Resales are exactly the result Millicent Bain predicted. "People bought them for investments, and when [their value] goes up in the market, they're going to turn them over and make their money," she says.

That was Lourdes Luaces's plan. A native of CamagYey, Cuba, who came to Miami with her parents 25 years ago, Luaces is a 30-year-old architect who drives a Saab and owns two other properties -- a condo and a duplex -- in other parts of the Grove. "I really saw it as an investment at first, but now I really love living here," chirps Luaces. "I love being here. I love my house. The oak trees are amazing. The vegetation is really nice." The lithe former high school volleyball player was so enthusiastic about St. Hugh Oaks that she wanted to buy two of the houses, but commissioners told her she couldn't. So she persuaded her two cousins to purchase in 1998. "If I would have had my real estate license when I bought this house, I would have tried to sell them to all my cousins," she joshes.

So far Valerie Davis-Bailey, a black insurance agent originally from Brooklyn, is the only owner trying to resell. Davis-Bailey, who drives a Jaguar and owns a condominium in Kendall, put her house on the market this past fall, about a year and a half after purchasing. The cost: $155,000. If she gets her asking price, that would leave her with a nice $40,000 nest egg.

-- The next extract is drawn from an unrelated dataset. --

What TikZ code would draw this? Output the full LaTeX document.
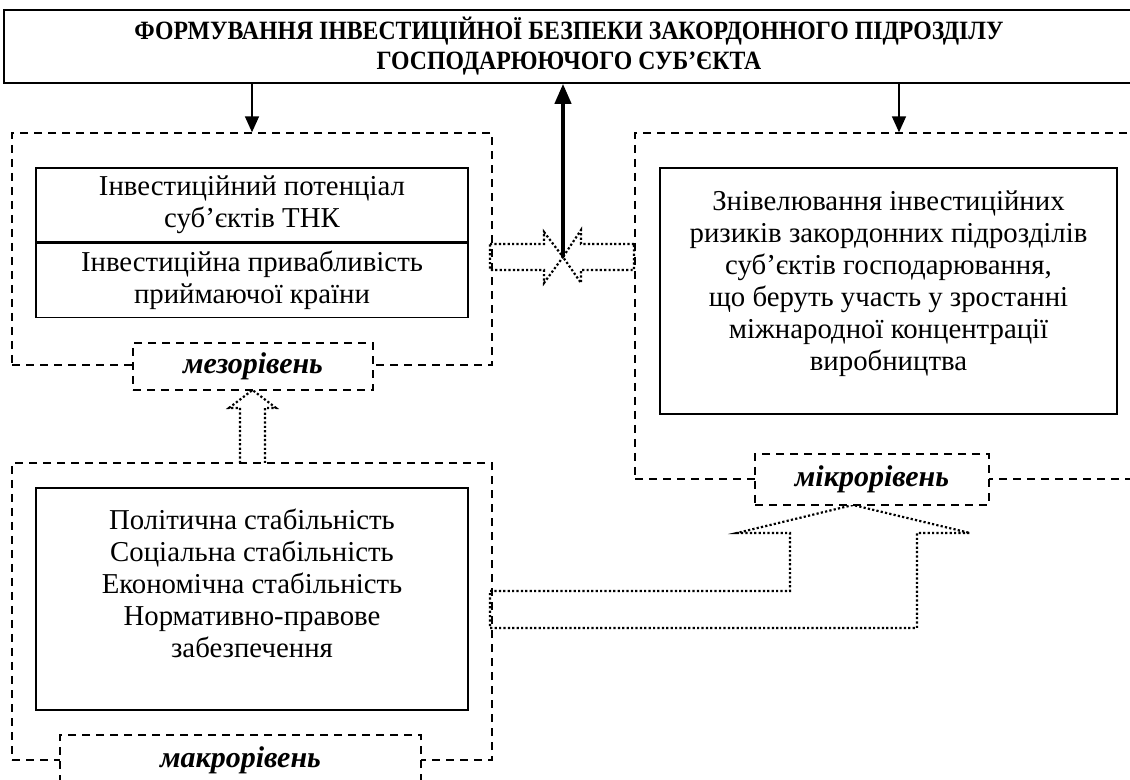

An Anglo owner, Salvatore Volpe, is the only absentee landlord in St. Hugh Oaks. He rents his property to a black man who lives there with one child.

Concerned about neighborhood cohesion, Wilets and Luis proposed a rule to require owners to reside there for a year before reselling or leasing. But city attorneys thought that would be illegal, Wilets says. "The last thing we wanted was speculators," he sighs. "We wanted a community."

The community is cohering despite occasional spats over parking spots or hedge types. "It's like a postmodern, integrated Main Street U.S.A. in the middle of the city," Wilets observes. "I'm just glad this neighborhood is integrated. It's sad that it's not integrated with the rest of the community.